Collected material:
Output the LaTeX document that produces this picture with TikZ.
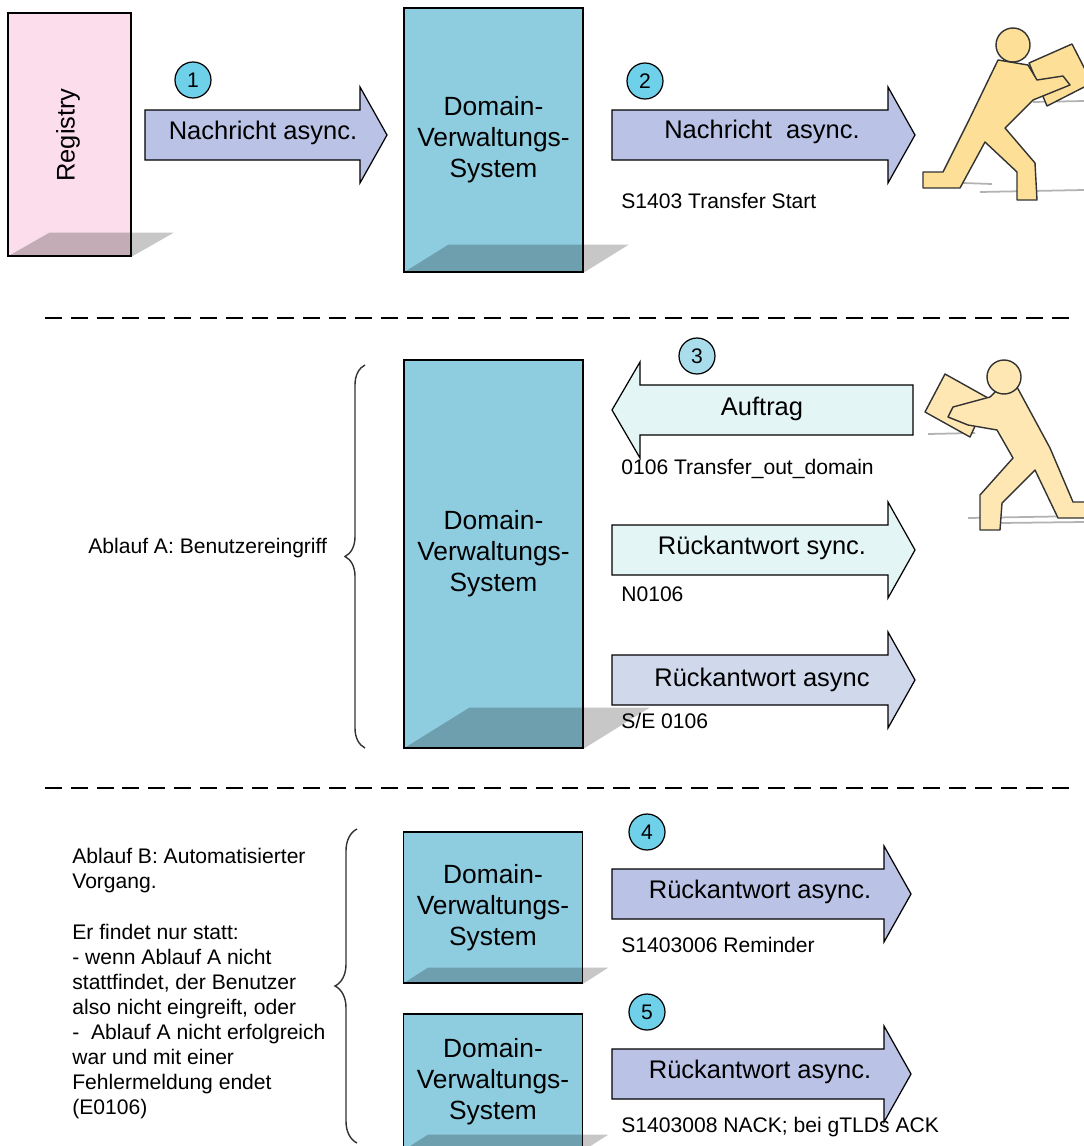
\documentclass[tikz,border=0pt]{standalone}
\usepackage{fontspec}
\setmainfont{Liberation Sans}
\usetikzlibrary{calc,decorations.pathreplacing}
\definecolor{regpink}{HTML}{FCDDEB}
\definecolor{dvsteal}{HTML}{8ECDE0}
\definecolor{msgblue}{HTML}{BAC3E6}
\definecolor{msgpale}{HTML}{D0D8EC}
\definecolor{msgmint}{HTML}{E3F5F5}
\definecolor{dotcyan}{HTML}{6FD0EA}
\definecolor{dotpale}{HTML}{A9DDEC}
\definecolor{mango}{HTML}{FDDF98}
\definecolor{mangopale}{HTML}{FEE7B2}
\definecolor{inkgrey}{HTML}{333333}
\def\rarrow[#1](#2:#3:#4){\draw[#1] (#2,#3-25) -- (#4,#3-25) -- (#4,#3-48) -- (#4+27,#3) -- (#4,#3+48) -- (#4,#3+25) -- (#2,#3+25) -- cycle;}
\def\larrow[#1](#2:#3:#4){\draw[#1] (#2+28,#3-25) -- (#4,#3-25) -- (#4,#3+25) -- (#2+28,#3+25) -- (#2+28,#3+48) -- (#2,#3) -- (#2+28,#3-48) -- cycle;}
\def\boxshadow(#1)(#2,#3){\fill[black, fill opacity=0.22] (#1.south west) -- (#1.south east) -- ($(#1.south east)+(#2,#3)$) -- ($(#1.south west)+(#2,#3)$) -- cycle;}
\tikzset{
	sysbox/.style={draw=black, line width=0.8pt, fill=dvsteal, align=center, inner sep=0pt, minimum width=3.58cm, font=\fontsize{15}{17.6}\selectfont},
	msgshape/.style={draw=black, line width=0.7pt},
	msglabel/.style={inner sep=0pt, font=\fontsize{14.5}{16}\selectfont},
	codelabel/.style={anchor=west, inner sep=0pt, font=\fontsize{12}{13}\selectfont},
	numdot/.style={circle, draw=black, line width=0.7pt, fill=dotcyan, minimum size=0.72cm, inner sep=0pt, font=\fontsize{12}{12}\selectfont},
	person/.style={draw=inkgrey, line width=0.8pt, line join=round},
	bracecurl/.style={draw=inkgrey, line width=0.8pt, decorate},
	sectionline/.style={line width=0.75pt, dash pattern=on 9.6pt off 5.1pt}
}

\begin{document}
\begin{tikzpicture}[x=0.02cm, y=-0.02cm]
		%%%%% START %%%%%
		\useasboundingbox (0,0) rectangle (1084,1146);
		\clip (0,0) rectangle (1084,1146);
		
		\draw[sectionline] (45,318) -- (1070,318);
		\draw[sectionline] (45,788) -- (1070,788);
		
		% registry and first system
		\node[draw=black, line width=0.8pt, fill=regpink, minimum width=2.46cm, minimum height=4.86cm, inner sep=0pt] (reg) at (69.5,134.5) {};
		\node[rotate=90, font=\fontsize{14.5}{16}\selectfont] (regtext) at (68,135) {Registry};
		\boxshadow(reg)(42,-24)
		
		\node[sysbox, minimum height=5.28cm] (dvsA) at (493.5,140) {Domain-\\Verwaltungs-\\System};
		\boxshadow(dvsA)(45,-28)
		
		\rarrow[msgshape, fill=msgblue](145:135:360)
		\node[msglabel] (msgA) at (263,133) {Nachricht async.};
		\node[numdot] (dotA) at (193,80) {1};
		
		\rarrow[msgshape, fill=msgblue](612:135:888)
		\node[msglabel] (msgB) at (762,132) {Nachricht~ async.};
		\node[numdot] (dotB) at (645,81) {2};
		\node[codelabel] (codeB) at (621,201) {S1403 Transfer Start};
		
		% Ablauf A
		\node[sysbox, minimum height=7.76cm] (dvsB) at (493.5,554) {Domain-\\Verwaltungs-\\System};
		\boxshadow(dvsB)(66,-41)
		
		\larrow[msgshape, fill=msgmint](612:410:913)
		\node[msglabel] (order) at (762,409) {Auftrag};
		\node[numdot, fill=dotpale] (dotC) at (697,356) {3};
		\node[codelabel] (codeC) at (621,469) {0106 Transfer\_out\_domain};
		
		\rarrow[msgshape, fill=msgmint](612:550:888)
		\node[msglabel] (syncans) at (762,548) {Rückantwort sync.};
		\node[codelabel] (codeD) at (621,594) {N0106};
		
		\rarrow[msgshape, fill=msgpale](612:680:888)
		\node[msglabel] (asyncans) at (762,680) {Rückantwort async};
		\node[codelabel] (codeE) at (621,721) {S/E 0106};
		
		\draw[bracecurl, decoration={brace, amplitude=0.4cm}] (365,748) -- (365,365);
		\node[anchor=west, inner sep=0pt, font=\fontsize{12}{14.3}\selectfont] (ablaufA) at (88,548) {Ablauf A: Benutzereingriff};
		
		% Ablauf B
		\node[sysbox, minimum height=3.02cm] (dvsC) at (493,907.5) {Domain-\\Verwaltungs-\\System};
		\boxshadow(dvsC)(25,-16)
		\node[sysbox, minimum height=2.72cm] (dvsD) at (493,1082) {Domain-\\Verwaltungs-\\System};
		\boxshadow(dvsD)(25,-16)
		
		\rarrow[msgshape, fill=msgblue](612:894:884)
		\node[msglabel] (remind) at (760,892) {Rückantwort async.};
		\node[numdot] (dotD) at (647,832) {4};
		\node[codelabel] (codeF) at (621,945) {S1403006 Reminder};
		
		\rarrow[msgshape, fill=msgblue](612:1074:884)
		\node[msglabel] (nack) at (760,1072) {Rückantwort async.};
		\node[numdot] (dotE) at (647,1012) {5};
		\node[codelabel] (codeG) at (621,1127) {S1403008 NACK; bei gTLDs ACK};
		
		\draw[bracecurl, decoration={brace, amplitude=0.44cm}] (357,1143) -- (357,829);
		\node[anchor=north west, align=left, inner sep=0pt, font=\fontsize{12}{14.3}\selectfont] (ablaufB) at (72,848) {Ablauf B: Automatisierter\\Vorgang.\\[14.3pt]Er findet nur statt:\\- wenn Ablauf A nicht\\stattfindet, der Benutzer\\also nicht eingreift, oder\\-~ Ablauf A nicht erfolgreich\\war und mit einer\\Fehlermeldung endet\\(E0106)};
		
		% courier, top
		\draw[gray!60, line width=1pt] (963,183) -- (992,184);
		\draw[gray!60, line width=1pt] (980,192) -- (1084,190);
		\draw[gray!60, line width=1pt] (1033,102) -- (1084,101);
		\filldraw[person, fill=mango] (1029,63) -- (1072,44) -- (1092,83) -- (1047,106) -- cycle;
		\filldraw[person, fill=mango] (998,60) -- (1028,65) -- (1037,80) -- (1063,76) -- (1070,85) -- (1033,100) -- (1005,128) -- (1035,163) -- (1037,200) -- (1017,200) -- (1017,172) -- (985,142) -- (960,188) -- (923,188) -- (923,172) -- (943,172) -- (968,122) -- cycle;
		\filldraw[person, fill=mango] (1013,45) circle (17);
		
		% courier, middle
		\draw[gray!60, line width=1pt] (928,434) -- (975,433);
		\draw[gray!60, line width=1pt] (968,518) -- (1084,516);
		\draw[gray!60, line width=1pt] (1000,523) -- (1084,522);
		\filldraw[person, fill=mangopale] (945,374) -- (988,398) -- (970,437) -- (925,412) -- cycle;
		\filldraw[person, fill=mangopale] (997,390) -- (1017,387) -- (1050,448) -- (1073,502) -- (1090,502) -- (1090,518) -- (1058,518) -- (1035,470) -- (1002,503) -- (1000,530) -- (980,530) -- (980,495) -- (1013,458) -- (997,430) -- (968,425) -- (948,417) -- (953,407) -- (990,397) -- cycle;
		\filldraw[person, fill=mangopale] (1004,377) circle (17);
		
		%%%%% END %%%%%
	\end{tikzpicture}
\end{document}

Your instructions: Reproduce every line of the material precisely, omitting its pictures.

Final result:
Output the LaTeX document that produces this picture with TikZ.
\documentclass[tikz,border=0pt]{standalone}
\usepackage{fontspec}
\setmainfont{Liberation Sans}
\usetikzlibrary{calc,decorations.pathreplacing}
\definecolor{regpink}{HTML}{FCDDEB}
\definecolor{dvsteal}{HTML}{8ECDE0}
\definecolor{msgblue}{HTML}{BAC3E6}
\definecolor{msgpale}{HTML}{D0D8EC}
\definecolor{msgmint}{HTML}{E3F5F5}
\definecolor{dotcyan}{HTML}{6FD0EA}
\definecolor{dotpale}{HTML}{A9DDEC}
\definecolor{mango}{HTML}{FDDF98}
\definecolor{mangopale}{HTML}{FEE7B2}
\definecolor{inkgrey}{HTML}{333333}
\def\rarrow[#1](#2:#3:#4){\draw[#1] (#2,#3-25) -- (#4,#3-25) -- (#4,#3-48) -- (#4+27,#3) -- (#4,#3+48) -- (#4,#3+25) -- (#2,#3+25) -- cycle;}
\def\larrow[#1](#2:#3:#4){\draw[#1] (#2+28,#3-25) -- (#4,#3-25) -- (#4,#3+25) -- (#2+28,#3+25) -- (#2+28,#3+48) -- (#2,#3) -- (#2+28,#3-48) -- cycle;}
\def\boxshadow(#1)(#2,#3){\fill[black, fill opacity=0.22] (#1.south west) -- (#1.south east) -- ($(#1.south east)+(#2,#3)$) -- ($(#1.south west)+(#2,#3)$) -- cycle;}
\tikzset{
	sysbox/.style={draw=black, line width=0.8pt, fill=dvsteal, align=center, inner sep=0pt, minimum width=3.58cm, font=\fontsize{15}{17.6}\selectfont},
	msgshape/.style={draw=black, line width=0.7pt},
	msglabel/.style={inner sep=0pt, font=\fontsize{14.5}{16}\selectfont},
	codelabel/.style={anchor=west, inner sep=0pt, font=\fontsize{12}{13}\selectfont},
	numdot/.style={circle, draw=black, line width=0.7pt, fill=dotcyan, minimum size=0.72cm, inner sep=0pt, font=\fontsize{12}{12}\selectfont},
	person/.style={draw=inkgrey, line width=0.8pt, line join=round},
	bracecurl/.style={draw=inkgrey, line width=0.8pt, decorate},
	sectionline/.style={line width=0.75pt, dash pattern=on 9.6pt off 5.1pt}
}

\begin{document}
\begin{tikzpicture}[x=0.02cm, y=-0.02cm]
		%%%%% START %%%%%
		\useasboundingbox (0,0) rectangle (1084,1146);
		\clip (0,0) rectangle (1084,1146);
		
		\draw[sectionline] (45,318) -- (1070,318);
		\draw[sectionline] (45,788) -- (1070,788);
		
		% registry and first system
		\node[draw=black, line width=0.8pt, fill=regpink, minimum width=2.46cm, minimum height=4.86cm, inner sep=0pt] (reg) at (69.5,134.5) {};
		\node[rotate=90, font=\fontsize{14.5}{16}\selectfont] (regtext) at (68,135) {Registry};
		\boxshadow(reg)(42,-24)
		
		\node[sysbox, minimum height=5.28cm] (dvsA) at (493.5,140) {Domain-\\Verwaltungs-\\System};
		\boxshadow(dvsA)(45,-28)
		
		\rarrow[msgshape, fill=msgblue](145:135:360)
		\node[msglabel] (msgA) at (263,133) {Nachricht async.};
		\node[numdot] (dotA) at (193,80) {1};
		
		\rarrow[msgshape, fill=msgblue](612:135:888)
		\node[msglabel] (msgB) at (762,132) {Nachricht~ async.};
		\node[numdot] (dotB) at (645,81) {2};
		\node[codelabel] (codeB) at (621,201) {S1403 Transfer Start};
		
		% Ablauf A
		\node[sysbox, minimum height=7.76cm] (dvsB) at (493.5,554) {Domain-\\Verwaltungs-\\System};
		\boxshadow(dvsB)(66,-41)
		
		\larrow[msgshape, fill=msgmint](612:410:913)
		\node[msglabel] (order) at (762,409) {Auftrag};
		\node[numdot, fill=dotpale] (dotC) at (697,356) {3};
		\node[codelabel] (codeC) at (621,469) {0106 Transfer\_out\_domain};
		
		\rarrow[msgshape, fill=msgmint](612:550:888)
		\node[msglabel] (syncans) at (762,548) {Rückantwort sync.};
		\node[codelabel] (codeD) at (621,594) {N0106};
		
		\rarrow[msgshape, fill=msgpale](612:680:888)
		\node[msglabel] (asyncans) at (762,680) {Rückantwort async};
		\node[codelabel] (codeE) at (621,721) {S/E 0106};
		
		\draw[bracecurl, decoration={brace, amplitude=0.4cm}] (365,748) -- (365,365);
		\node[anchor=west, inner sep=0pt, font=\fontsize{12}{14.3}\selectfont] (ablaufA) at (88,548) {Ablauf A: Benutzereingriff};
		
		% Ablauf B
		\node[sysbox, minimum height=3.02cm] (dvsC) at (493,907.5) {Domain-\\Verwaltungs-\\System};
		\boxshadow(dvsC)(25,-16)
		\node[sysbox, minimum height=2.72cm] (dvsD) at (493,1082) {Domain-\\Verwaltungs-\\System};
		\boxshadow(dvsD)(25,-16)
		
		\rarrow[msgshape, fill=msgblue](612:894:884)
		\node[msglabel] (remind) at (760,892) {Rückantwort async.};
		\node[numdot] (dotD) at (647,832) {4};
		\node[codelabel] (codeF) at (621,945) {S1403006 Reminder};
		
		\rarrow[msgshape, fill=msgblue](612:1074:884)
		\node[msglabel] (nack) at (760,1072) {Rückantwort async.};
		\node[numdot] (dotE) at (647,1012) {5};
		\node[codelabel] (codeG) at (621,1127) {S1403008 NACK; bei gTLDs ACK};
		
		\draw[bracecurl, decoration={brace, amplitude=0.44cm}] (357,1143) -- (357,829);
		\node[anchor=north west, align=left, inner sep=0pt, font=\fontsize{12}{14.3}\selectfont] (ablaufB) at (72,848) {Ablauf B: Automatisierter\\Vorgang.\\[14.3pt]Er findet nur statt:\\- wenn Ablauf A nicht\\stattfindet, der Benutzer\\also nicht eingreift, oder\\-~ Ablauf A nicht erfolgreich\\war und mit einer\\Fehlermeldung endet\\(E0106)};
		
		% courier, top
		\draw[gray!60, line width=1pt] (963,183) -- (992,184);
		\draw[gray!60, line width=1pt] (980,192) -- (1084,190);
		\draw[gray!60, line width=1pt] (1033,102) -- (1084,101);
		\filldraw[person, fill=mango] (1029,63) -- (1072,44) -- (1092,83) -- (1047,106) -- cycle;
		\filldraw[person, fill=mango] (998,60) -- (1028,65) -- (1037,80) -- (1063,76) -- (1070,85) -- (1033,100) -- (1005,128) -- (1035,163) -- (1037,200) -- (1017,200) -- (1017,172) -- (985,142) -- (960,188) -- (923,188) -- (923,172) -- (943,172) -- (968,122) -- cycle;
		\filldraw[person, fill=mango] (1013,45) circle (17);
		
		% courier, middle
		\draw[gray!60, line width=1pt] (928,434) -- (975,433);
		\draw[gray!60, line width=1pt] (968,518) -- (1084,516);
		\draw[gray!60, line width=1pt] (1000,523) -- (1084,522);
		\filldraw[person, fill=mangopale] (945,374) -- (988,398) -- (970,437) -- (925,412) -- cycle;
		\filldraw[person, fill=mangopale] (997,390) -- (1017,387) -- (1050,448) -- (1073,502) -- (1090,502) -- (1090,518) -- (1058,518) -- (1035,470) -- (1002,503) -- (1000,530) -- (980,530) -- (980,495) -- (1013,458) -- (997,430) -- (968,425) -- (948,417) -- (953,407) -- (990,397) -- cycle;
		\filldraw[person, fill=mangopale] (1004,377) circle (17);
		
		%%%%% END %%%%%
	\end{tikzpicture}
\end{document}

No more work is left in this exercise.